Бабка внимательно посмотрела на внучку. Да уж, Клавдии любви не занимать, она в ней струится по всем частичкам ее тела. Может, потому ей и выпала честь быть матерью Катерины. Когда столько любви, то становишься больше, чем ты есть на самом деле, и тебе не нужна сила. Любовь становится твоей силой, она ее молитва и жизнь. Она проведет ее через все невзгоды, боль и слезы, и не даст сломаться и упасть. На великом жизненном пути, им встретятся множество соблазнов, лжи и пороков, и только силой любви можно все это пройти, не запятнав себя. Что-то внутри бабки говорило, что волноваться нет причин, их надежда, их будущее в надежных руках. И сила эта в любви!
— Все верно, — усмехаясь, прошептала старуха, — я могу спокойно готовиться в дальнюю дорогу.

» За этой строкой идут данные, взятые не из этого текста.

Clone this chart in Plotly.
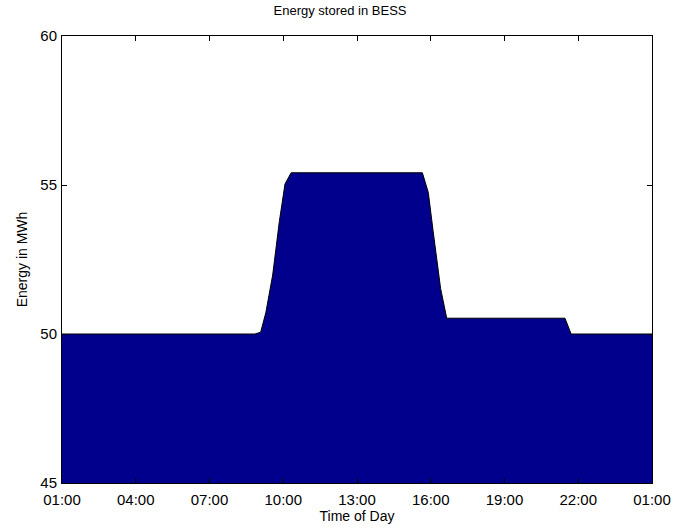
import plotly.graph_objects as go

# Time in hours (01:00 = 1, next-day 01:00 = 25)
hours = [1, 8.85, 9.08, 9.29, 9.57, 9.84, 10.07, 10.32, 15.66, 15.90, 16.10, 16.40, 16.65, 21.46, 21.71, 25]
energy = [50.0, 50.0, 50.06, 50.71, 51.98, 53.77, 55.03, 55.41, 55.41, 54.75, 53.43, 51.53, 50.53, 50.53, 50.0, 50.0]

x_tickvals = [1, 4, 7, 10, 13, 16, 19, 22, 25]
x_ticktext = ["01:00", "04:00", "07:00", "10:00", "13:00", "16:00", "19:00", "22:00", "01:00"]
y_tickvals = [45, 50, 55, 60]

font_family = "Liberation Sans, Arial, sans-serif"

fig = go.Figure()
fig.add_trace(go.Scatter(
    x=hours, y=energy, mode="lines",
    fill="tozeroy", fillcolor="#00008C",
    line=dict(color="black", width=1),
    showlegend=False, hoverinfo="skip",
))

axis_common = dict(
    showline=True, linecolor="black", linewidth=1, mirror="ticks",
    ticks="inside", ticklen=5, tickcolor="black",
    showgrid=False, zeroline=False, automargin=False,
    tickfont=dict(family=font_family, size=15, color="black"),
)

fig.update_layout(
    width=680, height=529,
    margin=dict(l=62, r=28, t=36, b=46),
    paper_bgcolor="white", plot_bgcolor="white",
    font=dict(family=font_family, size=13, color="black"),
    title=dict(text="Energy stored in BESS", x=0.5, xanchor="center",
               y=1 - 10 / 529, yanchor="middle",
               font=dict(family=font_family, size=13, color="black")),
    xaxis=dict(range=[1, 25], tickvals=x_tickvals, ticktext=x_ticktext,
               ticklabelstandoff=3,
               title=dict(text="Time of Day", standoff=3,
                          font=dict(family=font_family, size=14)),
               **axis_common),
    yaxis=dict(range=[45, 60], tickvals=y_tickvals,
               ticklabelstandoff=1,
               title=dict(text="Energy in MWh", standoff=9,
                          font=dict(family=font_family, size=14)),
               **axis_common),
)

fig.write_html("out.html")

— В какую дорогу? — Услышав последние слова матери, удивленно спросила Соня.
Клавдия тоже повернулась и вопросительно посмотрела на бабку.

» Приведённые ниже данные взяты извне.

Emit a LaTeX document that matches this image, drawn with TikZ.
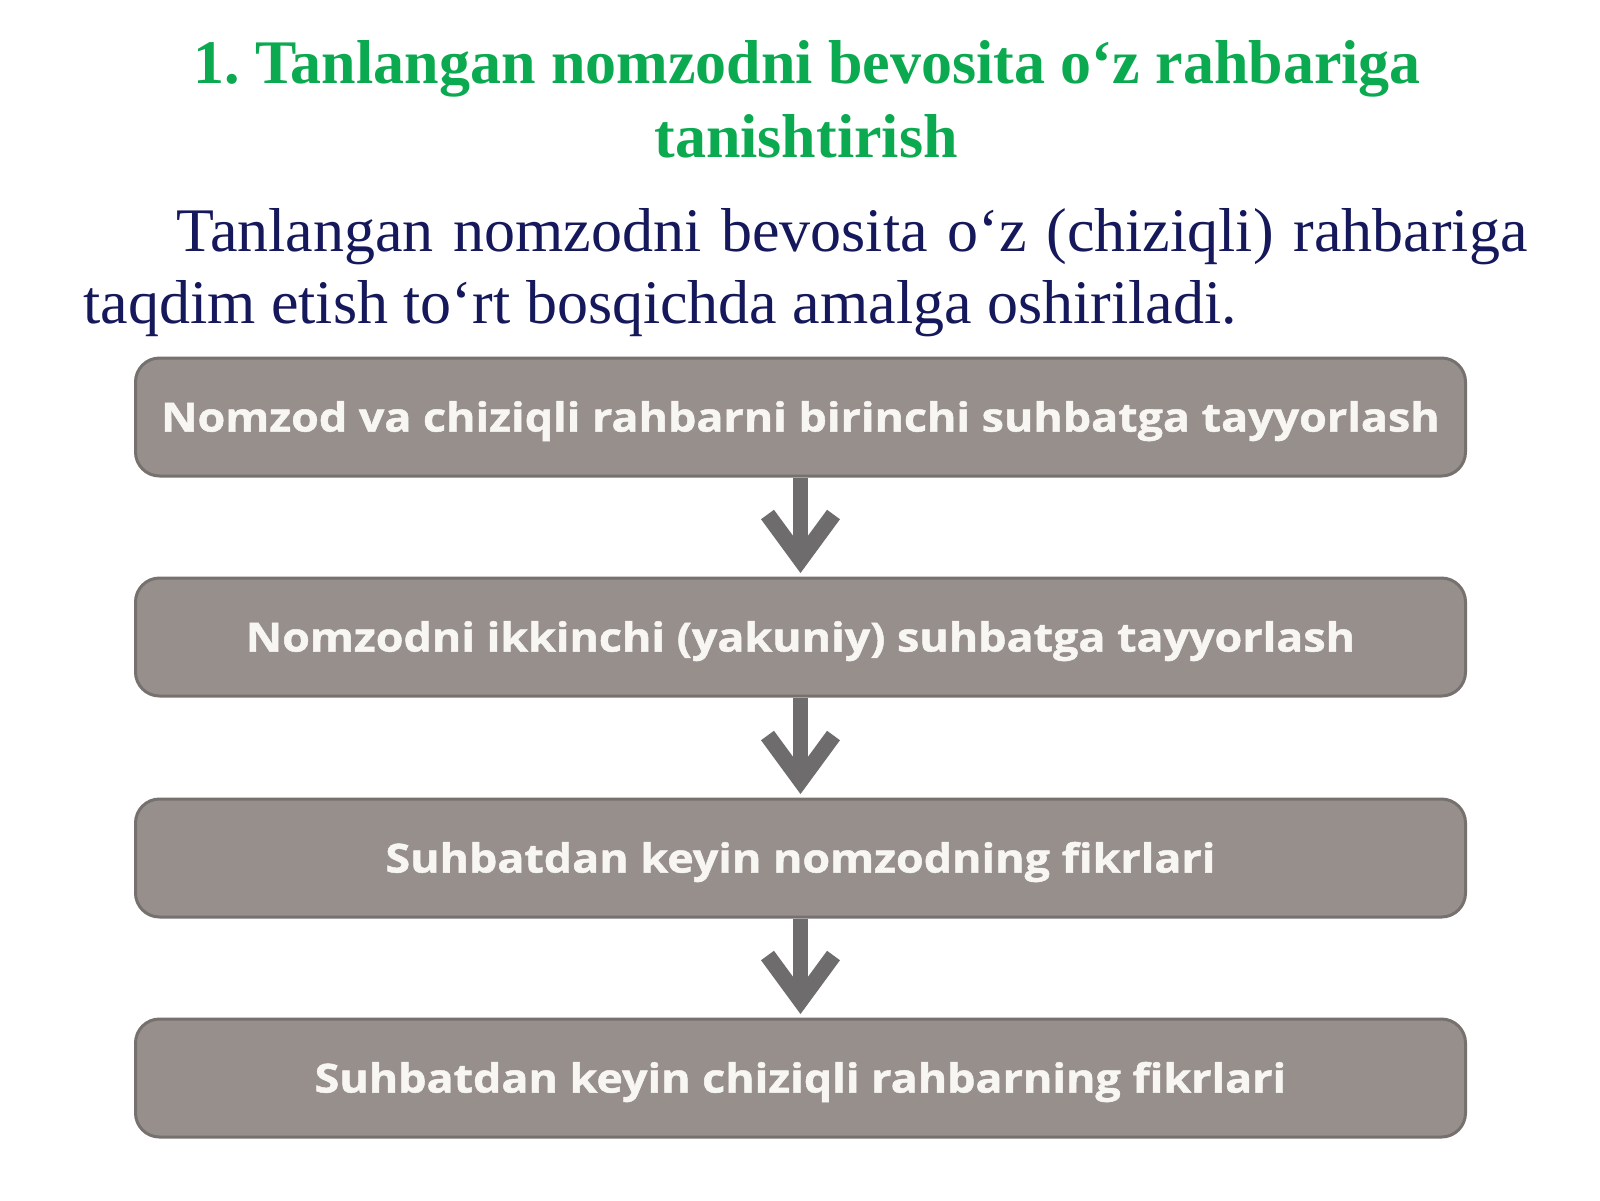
\documentclass[tikz,border=0pt]{standalone}
\usepackage{fontspec}
\setmainfont{Liberation Serif}
\newfontfamily\boxfont{Open Sans}[BoldFeatures={FakeStretch=1.12,FakeBold=1.2}]
\usetikzlibrary{calc}
\frenchspacing
\definecolor{titlegreen}{RGB}{12,170,80}
\definecolor{bodynavy}{RGB}{22,24,92}
\definecolor{boxfill}{RGB}{151,143,139}
\definecolor{boxedge}{RGB}{118,113,111}
\definecolor{arrowgray}{RGB}{110,108,108}
\definecolor{boxtext}{RGB}{248,246,243}
\tikzset{
  stepbox/.style={draw=boxedge, line width=1.5pt, fill=boxfill, rounded corners=12pt,
    minimum width=665pt, minimum height=59pt, inner sep=0pt,
    text height=14.5pt, text depth=0pt, text=boxtext,
    font=\boxfont\bfseries\fontsize{20}{23}\selectfont},
  titletext/.style={text=titlegreen, font=\bfseries\fontsize{31}{36}\selectfont, anchor=base, inner sep=0pt},
  bodytext/.style={text=bodynavy, font=\fontsize{31}{36}\selectfont, anchor=base west, inner sep=0pt},
  flowline/.style={draw=arrowgray, line width=7.5pt, line cap=butt},
  chevron/.style={draw=arrowgray, line width=8pt, line cap=butt, line join=miter}
}
\begin{document}
\begin{tikzpicture}[x=0.5pt,y=-0.5pt]
\useasboundingbox[fill=white] (0,0) rectangle (1600,1200);
% title
\node[titletext] (t1) at (807,83) {1. Tanlangan nomzodni bevosita o‘z rahbariga};
\node[titletext] (t2) at (806,157) {tanishtirish};
% body
\node[bodytext] (p1) at (176,251) {\makebox[675.5pt][s]{Tanlangan nomzodni bevosita o‘z (chiziqli) rahbariga}};
\node[bodytext] (p2) at (83,323) {taqdim etish to‘rt bosqichda amalga oshiriladi.};
% boxes
\node[stepbox] (b1) at (800.5,417) {Nomzod va chiziqli rahbarni birinchi suhbatga tayyorlash};
\node[stepbox] (b2) at (800.5,637) {Nomzodni ikkinchi (yakuniy) suhbatga tayyorlash};
\node[stepbox] (b3) at (800.5,858) {Suhbatdan keyin nomzodning fikrlari};
\node[stepbox] (b4) at (800.5,1078) {Suhbatdan keyin chiziqli rahbarning fikrlari};
% arrows
\foreach \a/\b in {b1/b2,b2/b3,b3/b4}{
  \coordinate (v\b) at ($(\b.north)+(0,-17)$);
  \draw[flowline] (\a.south) -- (v\b);
  \draw[chevron] ($(v\b)+(-33,-45)$) -- (v\b) -- ($(v\b)+(33,-45)$);
}
\end{tikzpicture}
\end{document}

— Ты чего это вздумала, бабуль? Куда это ты собралась на старости лет?
Старуха ласково улыбнулась самым близким и дорогим для нее существам.

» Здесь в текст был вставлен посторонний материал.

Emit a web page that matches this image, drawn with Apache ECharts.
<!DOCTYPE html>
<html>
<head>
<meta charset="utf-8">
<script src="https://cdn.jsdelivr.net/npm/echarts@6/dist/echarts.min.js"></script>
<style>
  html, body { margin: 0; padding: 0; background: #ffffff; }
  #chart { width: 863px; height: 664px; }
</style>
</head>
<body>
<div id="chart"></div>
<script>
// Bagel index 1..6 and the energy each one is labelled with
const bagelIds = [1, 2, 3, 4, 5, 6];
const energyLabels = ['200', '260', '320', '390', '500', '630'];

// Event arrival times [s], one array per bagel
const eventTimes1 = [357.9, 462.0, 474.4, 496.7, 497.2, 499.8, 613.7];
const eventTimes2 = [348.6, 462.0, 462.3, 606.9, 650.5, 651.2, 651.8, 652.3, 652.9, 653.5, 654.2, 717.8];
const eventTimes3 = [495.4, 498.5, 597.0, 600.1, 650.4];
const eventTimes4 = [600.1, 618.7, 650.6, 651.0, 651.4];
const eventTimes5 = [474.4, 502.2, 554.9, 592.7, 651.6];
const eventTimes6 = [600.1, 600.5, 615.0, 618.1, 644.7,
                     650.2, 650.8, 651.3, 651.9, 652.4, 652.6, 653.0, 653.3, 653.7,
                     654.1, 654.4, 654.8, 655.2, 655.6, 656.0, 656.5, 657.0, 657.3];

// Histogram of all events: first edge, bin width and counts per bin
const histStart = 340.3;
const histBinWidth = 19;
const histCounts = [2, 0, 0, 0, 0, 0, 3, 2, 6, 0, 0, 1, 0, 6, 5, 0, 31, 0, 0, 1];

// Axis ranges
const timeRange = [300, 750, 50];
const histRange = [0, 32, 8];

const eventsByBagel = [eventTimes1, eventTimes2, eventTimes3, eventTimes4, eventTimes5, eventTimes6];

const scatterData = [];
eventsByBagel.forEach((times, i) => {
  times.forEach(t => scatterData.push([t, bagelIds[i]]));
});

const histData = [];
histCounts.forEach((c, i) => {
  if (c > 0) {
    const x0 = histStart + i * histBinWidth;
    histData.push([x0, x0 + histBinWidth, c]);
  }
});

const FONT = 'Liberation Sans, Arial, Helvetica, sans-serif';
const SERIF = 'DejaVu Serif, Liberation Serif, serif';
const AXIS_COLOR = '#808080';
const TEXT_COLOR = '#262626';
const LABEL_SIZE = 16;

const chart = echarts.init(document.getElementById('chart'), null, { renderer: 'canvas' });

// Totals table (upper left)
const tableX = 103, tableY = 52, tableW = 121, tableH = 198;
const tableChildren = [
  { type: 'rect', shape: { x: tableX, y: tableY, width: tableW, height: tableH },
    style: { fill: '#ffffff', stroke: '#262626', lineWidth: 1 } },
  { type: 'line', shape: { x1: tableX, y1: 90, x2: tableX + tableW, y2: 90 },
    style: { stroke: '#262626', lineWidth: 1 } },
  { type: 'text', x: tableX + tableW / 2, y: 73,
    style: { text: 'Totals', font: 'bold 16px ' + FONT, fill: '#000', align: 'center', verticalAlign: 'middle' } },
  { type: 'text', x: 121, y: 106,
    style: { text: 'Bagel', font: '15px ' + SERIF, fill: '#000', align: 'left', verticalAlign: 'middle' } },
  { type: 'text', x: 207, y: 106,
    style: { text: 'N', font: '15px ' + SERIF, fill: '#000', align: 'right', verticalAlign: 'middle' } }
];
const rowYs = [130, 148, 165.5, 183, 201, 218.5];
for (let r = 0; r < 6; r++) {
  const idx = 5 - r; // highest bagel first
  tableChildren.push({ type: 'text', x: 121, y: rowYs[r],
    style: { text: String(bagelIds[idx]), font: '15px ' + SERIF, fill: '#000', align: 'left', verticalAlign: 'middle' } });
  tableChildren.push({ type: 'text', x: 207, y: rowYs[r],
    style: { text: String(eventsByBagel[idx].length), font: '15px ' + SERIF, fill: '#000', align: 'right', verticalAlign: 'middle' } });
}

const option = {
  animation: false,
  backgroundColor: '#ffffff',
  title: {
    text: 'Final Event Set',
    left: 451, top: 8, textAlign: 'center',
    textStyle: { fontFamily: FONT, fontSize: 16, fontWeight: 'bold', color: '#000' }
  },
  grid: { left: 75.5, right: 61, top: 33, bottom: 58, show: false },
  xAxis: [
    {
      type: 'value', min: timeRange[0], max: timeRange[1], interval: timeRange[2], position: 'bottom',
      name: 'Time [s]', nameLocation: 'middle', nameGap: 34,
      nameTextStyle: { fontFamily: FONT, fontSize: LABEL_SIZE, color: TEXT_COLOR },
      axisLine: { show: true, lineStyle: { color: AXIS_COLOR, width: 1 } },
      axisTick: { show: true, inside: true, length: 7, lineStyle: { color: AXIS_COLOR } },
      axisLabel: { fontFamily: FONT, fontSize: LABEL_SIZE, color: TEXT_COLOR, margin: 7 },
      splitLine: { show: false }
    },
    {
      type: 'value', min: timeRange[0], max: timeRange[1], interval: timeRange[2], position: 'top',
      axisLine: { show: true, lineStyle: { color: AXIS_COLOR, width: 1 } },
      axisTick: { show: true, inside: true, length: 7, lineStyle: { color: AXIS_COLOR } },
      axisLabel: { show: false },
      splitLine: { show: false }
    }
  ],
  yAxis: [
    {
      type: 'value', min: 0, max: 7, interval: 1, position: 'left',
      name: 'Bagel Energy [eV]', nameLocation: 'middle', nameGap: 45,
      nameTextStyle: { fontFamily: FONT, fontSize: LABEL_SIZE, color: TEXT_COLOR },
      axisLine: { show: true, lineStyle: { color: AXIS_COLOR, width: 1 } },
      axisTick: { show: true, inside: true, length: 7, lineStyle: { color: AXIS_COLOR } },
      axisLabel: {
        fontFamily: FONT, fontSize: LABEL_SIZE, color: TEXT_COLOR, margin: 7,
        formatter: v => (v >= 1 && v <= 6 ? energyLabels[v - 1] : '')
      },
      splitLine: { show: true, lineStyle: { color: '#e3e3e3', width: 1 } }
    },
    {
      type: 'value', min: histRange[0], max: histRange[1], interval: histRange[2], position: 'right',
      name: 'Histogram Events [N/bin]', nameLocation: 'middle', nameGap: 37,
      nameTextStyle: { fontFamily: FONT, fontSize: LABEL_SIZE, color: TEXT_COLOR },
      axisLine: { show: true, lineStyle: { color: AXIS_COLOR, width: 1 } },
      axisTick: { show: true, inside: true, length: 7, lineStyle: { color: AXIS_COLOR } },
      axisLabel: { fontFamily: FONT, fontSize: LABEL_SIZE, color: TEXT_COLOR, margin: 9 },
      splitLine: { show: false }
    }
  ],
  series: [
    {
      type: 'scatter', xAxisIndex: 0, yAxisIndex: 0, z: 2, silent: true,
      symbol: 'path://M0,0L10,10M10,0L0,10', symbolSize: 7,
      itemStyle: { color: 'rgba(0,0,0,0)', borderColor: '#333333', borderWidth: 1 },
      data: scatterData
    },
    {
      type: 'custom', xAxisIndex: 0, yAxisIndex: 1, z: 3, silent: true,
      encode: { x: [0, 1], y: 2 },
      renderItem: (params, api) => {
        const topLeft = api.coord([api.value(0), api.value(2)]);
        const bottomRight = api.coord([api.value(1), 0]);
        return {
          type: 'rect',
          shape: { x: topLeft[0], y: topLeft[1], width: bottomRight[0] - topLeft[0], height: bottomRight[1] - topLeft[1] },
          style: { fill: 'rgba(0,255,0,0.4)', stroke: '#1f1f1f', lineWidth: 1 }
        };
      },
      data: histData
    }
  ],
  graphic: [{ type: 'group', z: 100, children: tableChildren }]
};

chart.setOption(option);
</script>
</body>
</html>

— Туда, мои дорогие, где нас ждут и любят. В свой последний путь.
— Мам, ты чего это? Опять у нас что-то случилось? — Озабочено глядя на мать, произнесла Соня.
— Соня, деточка, вот тебе мой последний совет, не жди никогда беды, не зови ее в дом, но уж если пришла, то не бойся. Беда смелых стороной обходит. А я готова к своему создателю на отдых вернуться. Пора, мои милые.
— Бабушка, не надо так говорить, — чуть не плача, сказала Клавдия, — как же мы, нам без тебя не справиться, мы не имеем твоей силы, а ты сама говорили, что ребенок не простой.
Бабка успокаивающе похлопала внучку по плечу старческой, но еще крепкой рукой.
— Послушай меня дорогая, Клавдия, только не перебивай, а вникни в мои слова. Я когда-нибудь тебе врала?
— Ну что ты, бабушка! — Возмутилась Клавдия.
— Ну а коли так, то слушайте. Радуйтесь, мои дорогие, а не плачьте. Бог меня к себе призывает. Всю жизнь я служила Господу нашему, а уж как получалось, то узнаю, представ на суд его праведный. Долго я пожила на белом свете, многое повидала, пора и на покой. И вам мой наказ, — повернувшись к застывшим женщинам, старуха окинула их строгим, но любящим взглядом, — пуще глаза берегите девочку. А силу тебе, Клавдия, твоя любовь огромная заменит, да сердце подскажет. Ведите ее путем просветления и веры в Бога, будьте ей добрыми учителями, помогите постичь истину. Это не легко, но и не трудно. Она доступна видящему и слушающему. У этого ребенка внутри две личности, они будут, как два врага, все время пытаться уничтожить друг друга. Я вижу на ее пути слишком много душевной боли. От вас будет зависеть, чем для нее эта боль обернется, познанием и нахождением верного пути, или же ненавистью и разорением. Но я в вас верю, и потому ухожу с легким сердцем.
Женщины сидели притихшие, понимая, что спорить с бабкой бесполезно, ее слово закон, так уж повелось, и не им это менять. И раз она так сказала, значит, так тому и быть.
— Катерина, — нарушив молчание, позвала ребенка Клавдия, — а ну скорей к маме.
Девочка засмеялась, подбегая к сидящим женщинам. Клавдия взяла на руки ребенка и крепко прижала к груди. Женщины переглянулись, поняв друг друга без слов. Бабка счастливо улыбнулась.